(Entries with chart source code)
>> start

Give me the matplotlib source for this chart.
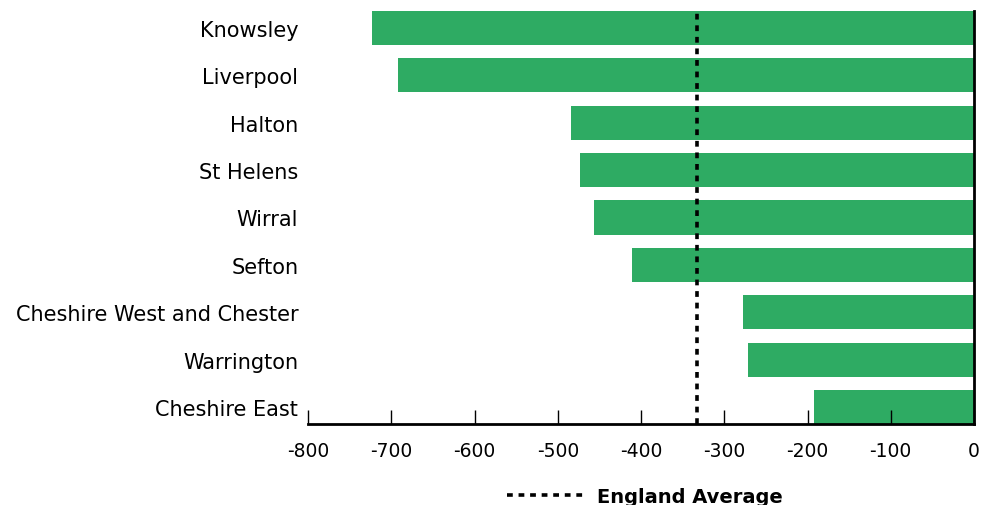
import matplotlib
matplotlib.use("Agg")
import matplotlib.pyplot as plt
from matplotlib.lines import Line2D

areas = ["Knowsley", "Liverpool", "Halton", "St Helens", "Wirral", "Sefton",
         "Cheshire West and Chester", "Warrington", "Cheshire East"]
values = [-723, -692, -484, -473, -457, -411, -278, -272, -192]
england_avg = -333
xticks = [-800, -700, -600, -500, -400, -300, -200, -100, 0]

plt.rcParams['font.family'] = ['DejaVu Sans']

fig = plt.figure(figsize=(9.82, 5.06), dpi=100)
ax = fig.add_axes([308/982, 1 - 425/506, 666/982, 413/506])

pos = list(range(len(areas)))
ax.barh(pos, values, height=0.72, color="#2eab63")
ax.axvline(england_avg, color="black", lw=2.6, linestyle=(0, (1.6, 1.6)))

ax.set_xlim(-800, 0)
ax.set_ylim(len(areas) - 0.64, -0.36)
ax.set_yticks(pos)
ax.set_yticklabels(areas, fontsize=15, va="center_baseline")
ax.set_xticks(xticks)
ax.set_xticklabels([str(t) for t in xticks], fontsize=13.5)
ax.tick_params(axis="y", length=0, pad=7)
ax.tick_params(axis="x", direction="in", length=10, width=1, pad=12)

for s in ["top", "left"]:
    ax.spines[s].set_visible(False)
ax.spines["bottom"].set_linewidth(2)
ax.spines["right"].set_linewidth(2)

handle = Line2D([], [], color="black", lw=2.6, linestyle=(0, (1.6, 1.6)))
fig.legend([handle], ["England Average"], loc="lower center",
           bbox_to_anchor=(645/982, -0.037), frameon=False,
           prop={"size": 14, "weight": "semibold"}, handlelength=4.0, handletextpad=0.6)

fig.savefig("out.png", dpi=100)
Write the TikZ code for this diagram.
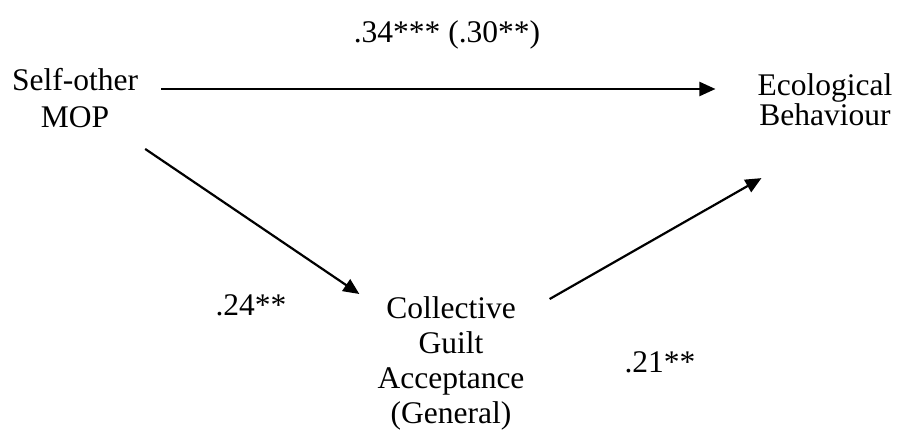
\documentclass[tikz,border=0pt]{standalone}
\usepackage{fontspec}
\setmainfont{Liberation Serif}
\usetikzlibrary{arrows.meta}

\begin{document}
\begin{tikzpicture}[
	x=1pt, y=1pt,
	every node/.style={inner sep=0pt, align=center, font=\fontsize{31.5}{37}\selectfont},
	arr/.style={line width=2.2pt, -{Triangle[length=16pt,width=14pt]}},
	coef/.style={font=\fontsize{31.5}{37}\selectfont}]
\useasboundingbox (0,0) rectangle (898,-433);
\node (self) at (75,-98) {Self-other\\MOP};
\node[font=\fontsize{31.5}{27}\selectfont] (eco) at (825,-100) {Ecological\\Behaviour};
\node[font=\fontsize{31.5}{35}\selectfont] (guilt) at (451,-363) {Collective\\Guilt\\Acceptance\\(General)};
\draw[arr] ([xshift=23pt,yshift=9pt]self.east) -- ([xshift=-42pt,yshift=11pt]eco.west);
\draw[arr] ([xshift=7pt,yshift=-21pt]self.south east) -- ([xshift=-18pt,yshift=2pt]guilt.north west);
\draw[arr] ([xshift=25pt,yshift=-3pt]guilt.north east) -- ([xshift=4pt,yshift=-52pt]eco.south west);
\node[coef] (c1) at (447,-35) {.34*** (.30**)};
\node[coef] (c2) at (251,-305) {.24**};
\node[coef] (c3) at (660,-362) {.21**};
\end{tikzpicture}
\end{document}
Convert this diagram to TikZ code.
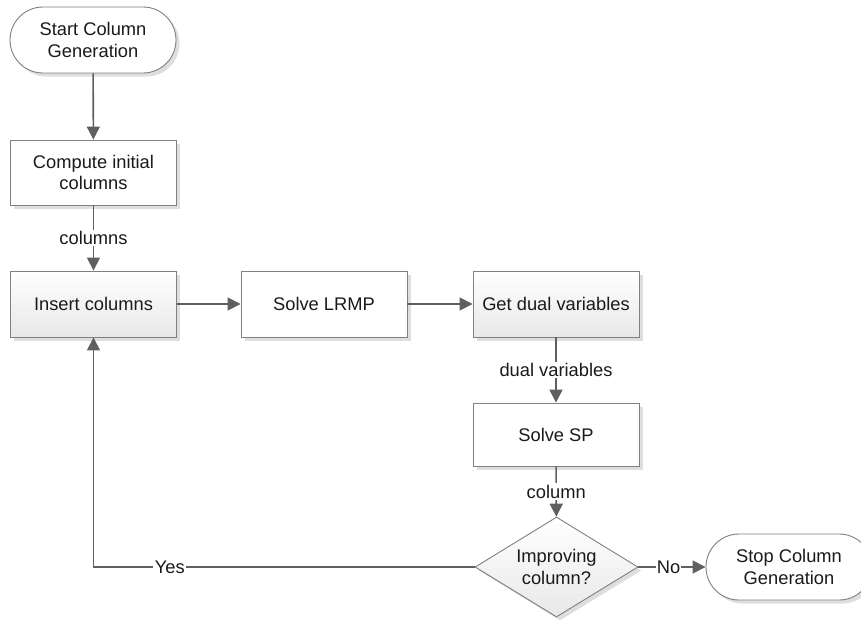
\documentclass[tikz,border=0pt]{standalone}
\usepackage{fontspec}
\setmainfont{Liberation Sans}
\usetikzlibrary{shapes.geometric,arrows.meta,shadows}
\definecolor{bordergray}{HTML}{808080}
\definecolor{linegray}{HTML}{5F5F5F}
\definecolor{textgray}{HTML}{1A1A1A}
\begin{document}
\begin{tikzpicture}[x=1pt,y=-1pt,
  every node/.style={font=\fontsize{18.3}{21.7}\selectfont, text=textgray},
  shad/.style={drop shadow={shadow xshift=3.5pt,shadow yshift=-3.5pt,fill=black!13,opacity=1}},
  procbox/.style={draw=bordergray, line width=0.9pt, fill=white, shad, minimum width=166pt, minimum height=66pt, inner sep=0pt, align=center},
  graded/.style={top color=white, bottom color=black!9},
  termbox/.style={procbox, rounded corners=33pt},
  decbox/.style={diamond, draw=bordergray, line width=0.9pt, graded, shad, minimum width=163pt, minimum height=100pt, aspect=1.63, inner sep=0pt, align=center},
  conn/.style={draw=linegray, line width=1.6pt, -{Triangle[length=13pt,width=13pt]}},
  lbl/.style={fill=white, inner sep=1.5pt}
]
\useasboundingbox (0,0) rectangle (861,619);
\node[termbox] (start) at (93,40) {Start Column\\Generation};
\node[procbox, minimum height=65pt] (init) at (93.5,172.5) {Compute initial\\columns};
\node[procbox, graded] (insert) at (93.5,304) {Insert columns};
\node[procbox] (lrmp) at (324,304) {Solve LRMP};
\node[procbox, graded] (dual) at (556,304) {Get dual variables};
\node[procbox, minimum height=63pt] (sp) at (556,434.5) {Solve SP};
\node[decbox] (dec) at (556.5,567) {Improving\\column?};
\node[termbox] (stop) at (789,567) {Stop Column\\Generation};

\coordinate (corner) at (insert.south |- dec.west);

\draw[conn] (start) -- (init);
\draw[conn] (init) -- node[lbl, pos=0.5] {columns} (insert);
\draw[conn] (insert) -- (lrmp);
\draw[conn] (lrmp) -- (dual);
\draw[conn] (dual) -- node[lbl, pos=0.5] {dual variables} (sp);
\draw[conn] (sp) -- node[lbl, pos=0.5] {column} (dec);
\draw[conn] (dec.west) -- node[lbl, pos=0.80] {Yes} (corner) -- (insert.south);
\draw[conn] (dec.east) -- node[lbl, pos=0.45, inner sep=0.5pt] {No} (stop.west);
\end{tikzpicture}
\end{document}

>> end

TASK GOAL → Begin at the first line of the data above and repeat each line exactly, stopping after the line containing "from matplotlib.lines import Line2D". Omit the pictures.

FINAL RESULT →
Give me the matplotlib source for this chart.
import matplotlib
matplotlib.use("Agg")
import matplotlib.pyplot as plt
from matplotlib.lines import Line2D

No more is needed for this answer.